First the roll; five corporal muleteers or drivers: Raynal, the owner of a vineyard in Gironde; Liniers, a salesman of wines and spirits and a great elector in the Twelfth Arrondissement; Glanais, Bonecase, Glorieu, carpenter, vine-grower, and farmer—and none of them had ever managed a horse in his life.
And the men—one in fifty is a cavalryman—but that one is perfect. He was trained at the cavalry school at Saumur; trained horses and bred them, so they at once turned him over to the echelon, where he had to lead a mule by the bridle. That, of course, was a reproach to his old trade, so in default of any other satisfaction it taught him the philosophy of resignation and peaceful blessedness.
The cavalry!
“Oh, the cavalry, that’s been posing five minutes,” said Sub-Lieutenant Delpos—he was extremely fond of that expression.
There were horses and mules varying in age from five to seventeen. They were all sensible, settled down, their legs somewhat worn out, and more accustomed to the hearse than to a caisson, and more familiar with the song of the worker than with the roar of cannon. They were all gentle, only demanding oats and straw; some with their bones sticking out of their hides, while others were still sleek and shiny from their warm stables and fresh straw; all unconscious of what awaited them on the morrow.

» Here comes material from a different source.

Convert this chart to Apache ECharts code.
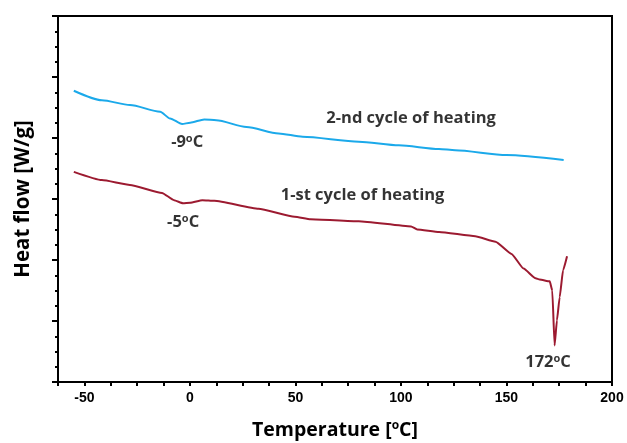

One of the mules was a veteran, an enormous, cunning animal. His hair was short and rough, and in places there were great patches where the hide showed. His skin was hung on a projecting framework of bones, and, although he was well fed, he was very thin—with a thinness so unyielding to rations that it was impossible to get him fat. His head was that of an epicurean philosopher with deep mocking eyes. This was Chocolate.
Chocolate is beyond the time when he has an age. The oldest soldiers in the regiment have always known him, even at Marrakech and Rabbat in Morocco.
Chocolate has made many campaigns during his active service and he has received several wounds as well.
The story goes that one day in Morocco Chocolate got loose from the bivouac, and started browsing on the grass and wild oats in an ambuscade—between two fires. Absolutely indifferent to the crackling of bullets which he had known from infancy, he continued to lop off the plants until the pernicious bullets began to graze his skin. Then he stretched out at full length in a hollow in the sand and browsed on the grass within reach of his teeth, while he waited the end of the adventure. Then he went back to the bivouac in search of a pail of water and a bag of oats.
Now Chocolate is the file leader. He indicates by his example to the horses whom the pack-saddle galls that the best way of carrying it is to avoid romping to the right and the left, shifting about, and trotting, in fact, all movements which misplace the saddle or wrinkle the skin beneath. The secret is to work soberly, slowly and at an even pace.